Notes from a Dream Weekend

I spent this weekend with my teacher and fourteen others in a master dream class focused upon Jungian theory. We spent a lot of time pondering the path to becoming fully human. I was reminded once again that true spiritual work is always done with others. A religious solitary can only be a solitary when the connection with others is so deep that others no longer need be physically present. For the rest of us, the inner journey is best taken in company.

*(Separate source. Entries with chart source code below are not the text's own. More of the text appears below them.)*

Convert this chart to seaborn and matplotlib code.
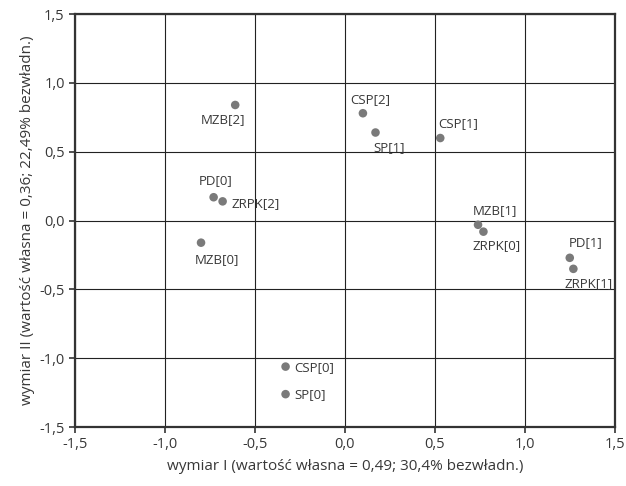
import numpy as np
import pandas as pd
import matplotlib
matplotlib.use("Agg")
import matplotlib.pyplot as plt
import seaborn as sns

# data
labels = ["MZB[2]", "PD[0]", "ZRPK[2]", "MZB[0]", "CSP[2]", "SP[1]", "CSP[1]",
          "MZB[1]", "ZRPK[0]", "PD[1]", "ZRPK[1]", "CSP[0]", "SP[0]"]
dim1 = [-0.61, -0.73, -0.68, -0.80, 0.10, 0.17, 0.53,
        0.74, 0.77, 1.25, 1.27, -0.33, -0.33]
dim2 = [0.84, 0.17, 0.14, -0.16, 0.78, 0.64, 0.60,
        -0.03, -0.08, -0.27, -0.35, -1.06, -1.26]

ticks = [-1.5, -1.0, -0.5, 0.0, 0.5, 1.0, 1.5]
tick_labels = ["-1,5", "-1,0", "-0,5", "0,0", "0,5", "1,0", "1,5"]
xlabel = "wymiar I (wartość własna = 0,49; 30,4% bezwładn.)"
ylabel = "wymiar II (wartość własna = 0,36; 22,49% bezwładn.)"

# where each label sits relative to its dot (pixels: right, down; alignment)
label_offsets = {
    "MZB[2]": (-12, 15, "center"), "PD[0]": (2, -17, "center"),
    "ZRPK[2]": (9, 2, "left"), "MZB[0]": (16, 17, "center"),
    "CSP[2]": (7, -14, "center"), "SP[1]": (14, 15, "center"),
    "CSP[1]": (18, -14, "center"), "MZB[1]": (17, -14, "center"),
    "ZRPK[0]": (13, 14, "center"), "PD[1]": (16, -15, "center"),
    "ZRPK[1]": (15, 15, "center"), "CSP[0]": (9, 1, "left"),
    "SP[0]": (9, 0, "left"),
}

df = pd.DataFrame({"label": labels, "dim1": dim1, "dim2": dim2})

sns.set_style("white")
plt.rcParams["font.family"] = ["Open Sans", "DejaVu Sans"]
text_color = "#383838"

fig, ax = plt.subplots(figsize=(6.26, 4.86), dpi=100)
fig.subplots_adjust(left=0.120, right=0.982, top=0.971, bottom=0.121)

sns.scatterplot(data=df, x="dim1", y="dim2", ax=ax, color="#7a7a7a",
                s=38, edgecolor="none", zorder=3)

for lab, x, y in zip(labels, dim1, dim2):
    dx, dy, ha = label_offsets[lab]
    ax.annotate(lab, (x, y), xytext=(dx, -dy), textcoords="offset pixels",
                ha=ha, va="center", fontsize=9.5, color=text_color)

# axes
ax.set_xlim(-1.5, 1.5)
ax.set_ylim(-1.5, 1.5)
ax.set_xticks(ticks)
ax.set_yticks(ticks)
ax.set_xticklabels(tick_labels)
ax.set_yticklabels(tick_labels)
ax.grid(True, color="#222222", lw=0.8)
ax.set_axisbelow(True)
ax.tick_params(axis="both", direction="out", length=4, width=1.2,
               colors="#333333", labelsize=10.5, labelcolor=text_color,
               bottom=True, left=True)
ax.tick_params(axis="x", pad=3)
ax.set_xlabel(xlabel, fontsize=11, color=text_color, labelpad=5)
ax.set_ylabel(ylabel, fontsize=11, color=text_color, labelpad=3)
for loc in ["top", "right", "bottom", "left"]:
    ax.spines[loc].set_visible(True)
    ax.spines[loc].set_color("#333333")
    ax.spines[loc].set_linewidth(1.6)

plt.savefig("out.png", dpi=100)
plt.close()
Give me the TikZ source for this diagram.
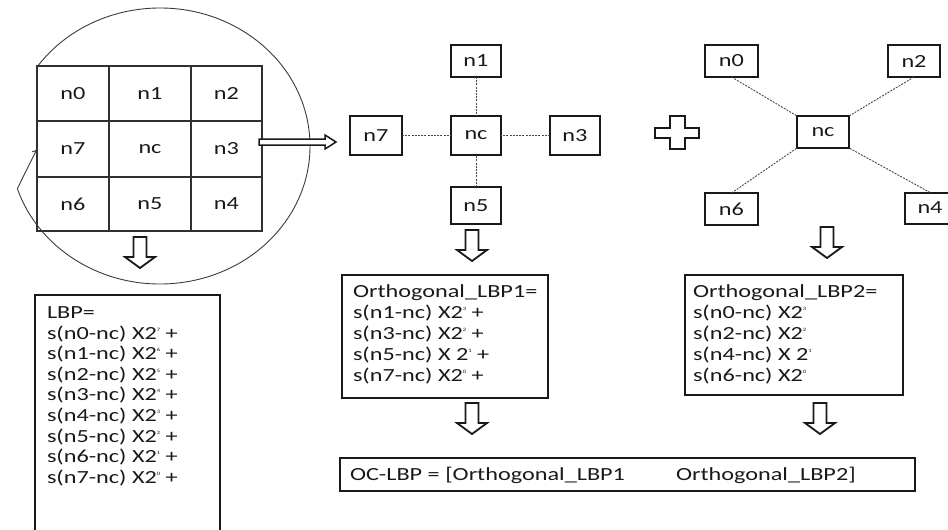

For hundreds of years, however, spirituality has been privatized to the point of absurdity. If spiritual practice is how I come to know myself and my relation to the universe, how can I do that without being in relation to that universe? To discover what is real and not just my imagination running through the woods requires others to be in on it. It is why religious communities insist upon being community. They are also failing because if there is not some great big cause behind which to hide, people have difficulty just sitting face to face. I know this because I meditate with children. Do it some time. They have an incredible effect upon one another.

Which brings me to the quote that has become one of my mantras, namely, Joseph Campbell's "Myths are public dreams and dreams are private myths." I have written often how important it is to understand the public myths which guide our lives, how history takes on new dimensions and textures when it is read as dream. What is less intuitive is how our private dreams intersect with this public world. What is the authority of a dream? Since childhood, we have been trained to keep our interiority to ourselves. "Do whatever you want," runs the Edwardian proverb, "as long as it does not scare the horses."

Christmas is painful, I think, because it compels us to deal with spiritual things in a public way. At this time of year, I cannot fully retreat into polite silence. But after decades of struggling with this, I know all the way to my bones that growth cannot happen if I keep who I am to myself.

Which brings me to my final point. Whatever your faith tradition or lack thereof, this is a season that calls upon us to love: to remember the poor, to consider what causes we choose to support, to acknowledge, in love, both our blessings and our failures.

Remember, dear ones, if the cosmos didn't think we were worth it, we wouldn't be here at all.